The flooding rain Good Friday caused a lot of problems and delayed those that like to plant their gardens. Folklore around here says Good Friday is the time to plant tomatoes, peppers, squash and other cold sensitive plants. We seldom have freezes after that date.
Growing up we depended on our huge garden to feed us year-round. We never bought anything we could grow. As a kid, I hated all the work but loved eating the results of it.
Potatoes, turnips, radishes and cabbage was planted early in the spring. Daddy always spread the tiny turnip and radish seeds, not trusting us kids to do it right. But we spent hours cutting up seed potatoes, carefully leaving an eye on each piece, to plant. And the cabbage plants were transferred from small containers to rows in the garden.
I enjoyed watching the potato plants break the surface and a few weeks later scratching around the base of them for new potatoes. Those golf ball size nuggets were carefully removed and cooked. Later, when the plants started dying, daddy would use a turning plow to expose the mature potatoes and we would gather them. Many were eaten fresh but bushels were spread on the concrete floor of an old barn where they stayed cool and lasted well into the next winter.
String beans, butter beans, butter peas, black eyed peas, corn and okra rows followed the tomatoes and peppers put out on Good Friday. Dropping seeds for them in the prepared furrows daddy had made was tedious and I wanted to just drop handfuls and get it over with, but I knew that even if I got the seeds covered before he noticed, sprouting plants in a few days would give my laziness away.
For weeks an almost daily job was carefully pulling weeds from the rows of plants we wanted. I learned a lot about identifying good plants from unwanted weeds. It was hot, dirty, boring, tiring work but had to be done.
When string beans were ready, we picked them by the bushel and spent hours at night stripping the “string” from them and snapping them into short sections. Some too mature ones had developed beans, and those were shelled out to be cooked with the snaps. I still buy “shelly beans” with the beans in them when I can find them, they remind me of real ones from home.
The beans were carefully put into jars and canned in our pressure cooker, about a dozen jars at a time.
Our pantry had well over 100 jars of them by the end of summer, at least two jars to eat a week until the next year when fresh ones were available.
Butter beans and butter peas also meant hours at night in front of the TV, shelling them into pans and filling big pots. Mom would spend hours in the kitchen the next day blanching them to freeze. We had a big chest freezer and it would be full by the end of the summer.
Nothing is better than fresh corn-on-the-cob, pulled just a few minutes before boiling, slathering with butter, and eating. Daddy planted short rows a few days apart to extend the time we had it, but there was a huge patch down in the corner of the field.

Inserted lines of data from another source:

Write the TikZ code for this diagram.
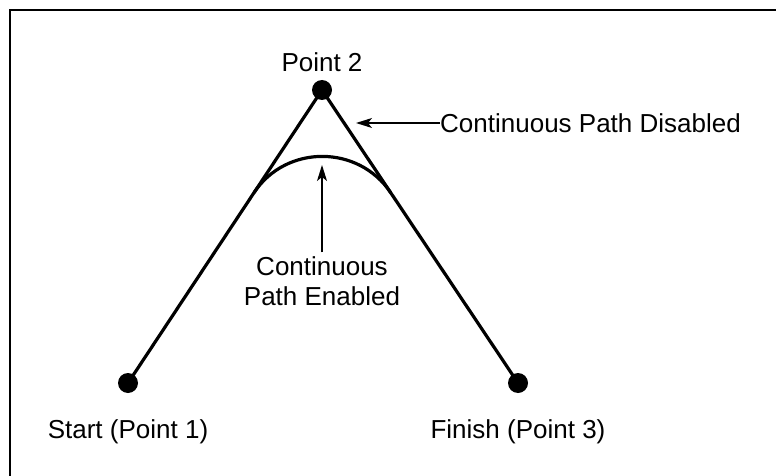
\documentclass[tikz,border=0pt]{standalone}
\usepackage{fontspec}
\setmainfont{Liberation Sans}
\usetikzlibrary{arrows.meta,calc}
\begin{document}
\begin{tikzpicture}[x=1pt,y=-1pt,
  pathline/.style={line width=3.2pt,line cap=round},
  pointdot/.style={circle,fill=black,inner sep=0pt,minimum size=20pt},
  lbl/.style={font=\fontsize{26}{30}\selectfont,inner sep=0pt},
  callout/.style={line width=1.3pt,-{Stealth[length=16pt,width=10pt,inset=4pt]}}]
\useasboundingbox (0,0) rectangle (776,476);
\draw[line width=2.8pt] (776,10) -- (10,10) -- (10,476);
\node[pointdot] (p1) at (128,383) {};
\node[pointdot] (p2) at (322,90) {};
\node[pointdot] (p3) at (518,383) {};
\draw[pathline] (p1.center) -- (p2.center) -- (p3.center);
\coordinate (cs) at ($(p1.center)!0.65!(p2.center)$);
\coordinate (ce) at ($(p3.center)!0.65!(p2.center)$);
\draw[pathline] (cs) .. controls ($(cs)!0.47!(p2.center)$) and ($(ce)!0.47!(p2.center)$) .. (ce);
\node[lbl] (t2) at (322,62) {Point 2};
\node[lbl] (t1) at (128,432) {Start (Point 1)};
\node[lbl] (t3) at (518,432) {Finish (Point 3)};
\node[lbl,anchor=west] (td) at (440,123) {Continuous Path Disabled};
\node[lbl,align=center] (te) at (322,281) {Continuous\\Path Enabled};
\coordinate (dtip) at (356,123);
\coordinate (etip) at (322,165);
\draw[callout] (td.west) -- (dtip);
\draw[callout] (te.north) ++(0,-4) -- (etip);
\end{tikzpicture}
\end{document}
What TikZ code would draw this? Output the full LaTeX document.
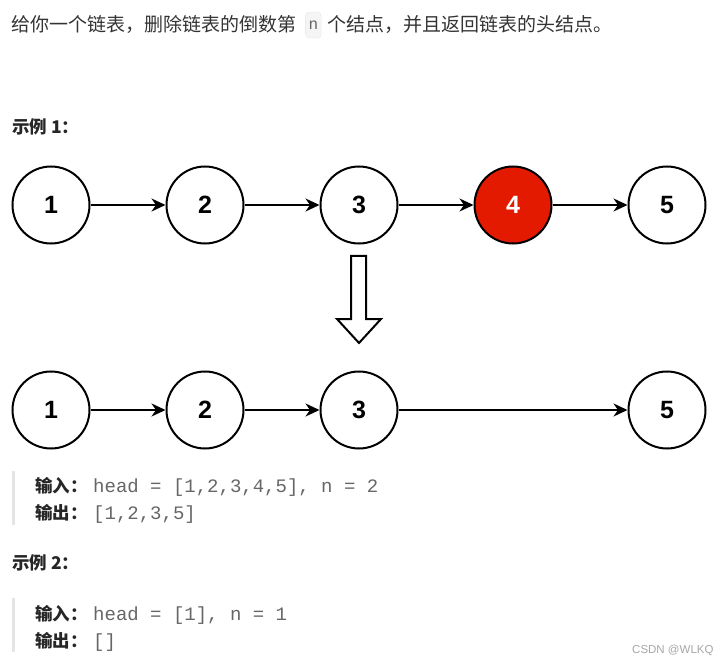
\documentclass[tikz,border=0pt]{standalone}
\usepackage{fontspec}
\setmainfont{Liberation Sans}
\newfontfamily\cjk{Noto Sans CJK SC}
\newfontfamily\codefont{Liberation Mono}
\usetikzlibrary{positioning,arrows.meta}
\definecolor{bodytext}{HTML}{333333}
\definecolor{codegray}{HTML}{666666}
\definecolor{quotebar}{HTML}{E5E5E5}
\definecolor{delred}{HTML}{E31A00}

\begin{document}
\begin{tikzpicture}[x=1pt,y=-1pt,
  listnode/.style={circle,draw,line width=2pt,minimum size=77pt,inner sep=0pt,font=\fontsize{25}{25}\selectfont\bfseries},
  delnode/.style={listnode,fill=delred,text=white},
  nextptr/.style={-{Stealth[length=14pt,width=13pt,inset=4.5pt]},line width=1.8pt},
  bodytxt/.style={font=\cjk\fontsize{19}{19}\selectfont,text=bodytext,inner sep=0pt,anchor=base west},
  headtxt/.style={font=\cjk\bfseries\fontsize{17.5}{17.5}\selectfont,text=black!85,inner sep=0pt,anchor=base west},
  codetxt/.style={font=\codefont\fontsize{19}{19}\selectfont,text=codegray,inner sep=0pt,anchor=base west}]
	   \useasboundingbox (0,0) rectangle (723,663);
	   % task text
	   \node[bodytxt] (intro) at (11,32) {给你一个链表，删除链表的倒数第};
	   \node[draw=black!10,fill=black!4,rounded corners=4pt,inner xsep=3pt,minimum height=26pt,text=codegray,
	         font=\codefont\fontsize{16}{16}\selectfont,right=9pt of intro.east] (ncode) {n};
	   \node[bodytxt,right=6pt of ncode.east,anchor=west] (introend) {个结点，并且返回链表的头结点。};
	   % example 1
	   \node[headtxt] (exone) at (12,134) {示例 1：};
	   \node[listnode] (a1) at (51,205) {1};
	   \node[listnode] (a2) at (205,205) {2};
	   \node[listnode] (a3) at (359,205) {3};
	   \node[delnode]  (a4) at (513,205) {4};
	   \node[listnode] (a5) at (667,205) {5};
	   \draw[nextptr] (a1) -- (a2);
	   \draw[nextptr] (a2) -- (a3);
	   \draw[nextptr] (a3) -- (a4);
	   \draw[nextptr] (a4) -- (a5);
	   \draw[line width=2pt,line join=miter] (351,256) -- (366,256) -- (366,319) -- (381,319) -- (359,343) -- (337,319) -- (351,319) -- cycle;
	   \node[listnode] (b1) at (51,410) {1};
	   \node[listnode] (b2) at (205,410) {2};
	   \node[listnode] (b3) at (359,410) {3};
	   \node[listnode] (b5) at (667,410) {5};
	   \draw[nextptr] (b1) -- (b2);
	   \draw[nextptr] (b2) -- (b3);
	   \draw[nextptr] (b3) -- (b5);
	   \draw[quotebar,line width=3pt] (13,471) -- (13,525);
	   \node[headtxt] (inone) at (35,492) {输入：};
	   \node[codetxt] (inonecode) at (93,492) {head = [1,2,3,4,5], n = 2};
	   \node[headtxt] (outone) at (35,519) {输出：};
	   \node[codetxt] (outonecode) at (93,519) {[1,2,3,5]};
	   % example 2
	   \node[headtxt] (extwo) at (12,569) {示例 2：};
	   \draw[quotebar,line width=3pt] (13,598) -- (13,652);
	   \node[headtxt] (intwo) at (35,620) {输入：};
	   \node[codetxt] (intwocode) at (93,620) {head = [1], n = 1};
	   \node[headtxt] (outtwo) at (35,647) {输出：};
	   \node[codetxt] (outtwocode) at (93,647) {[]};
	   \node[anchor=west,inner sep=0pt,text=black!35,font=\fontsize{11.5}{11.5}\selectfont] (mark) at (632,650) {CSDN @WLKQ};
 \end{tikzpicture}
\end{document}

That patch was watched carefully for the perfect day and at daylight we would be pulling ears and filling the truck bed. Under the shade of a pecan tree we would shuck and silk the ears and take buckets of them inside where mom or one of us kids used a board with a perfect groove to slide the ear over a blade the cut and creamed it.
That cut corn was carefully processed and put into containers to freeze. While mom worked inside doing the cut corn, we had a fish cooker with a huge pot of water boiling under the carport. Ears of corn were dumped into it and blanched, then taken inside to an ice water bath to cool. Each ear was then carefully rolled in tinfoil and frozen. In the middle of winter those ears were almost as good as the fresh ones of summer.
All that work was worth it for the excellent eating all year long.
When I bought my house in Pike County in 1981, I wanted a garden. I cut all the trees in the back yard, clearing about a quarter acre. After buying a tiller I got it ready and planted a smaller version of daddy’s big garden.
I’ll never forget him coming to visit and looking at it, and saying it looked like good dirt. It was, and I was encouraged when my efforts started producing small plants. But I had a problem. The whole area around me drains right through my back yard. Just as the plants started growing a heavy rain flooded it, drowning most of my garden.
I tried a smaller plot on the high side of the area the next year. It did not flood, but just as the butter peas started getting ready a dry spell killed the plants. My well did not produce enough water to keep them alive.
I now have a tiny 20 by 20 foot area where I plant peppers and tomatoes. I set up a pipe from my shower drain to a buried 40 gallon drum with a sump pump in it. Every time we shower the water is pumped to the small garden, keeping it well watered.
Fresh tomatoes are fantastic and I have them during the summer, but I still miss all the other good eating from a big garden.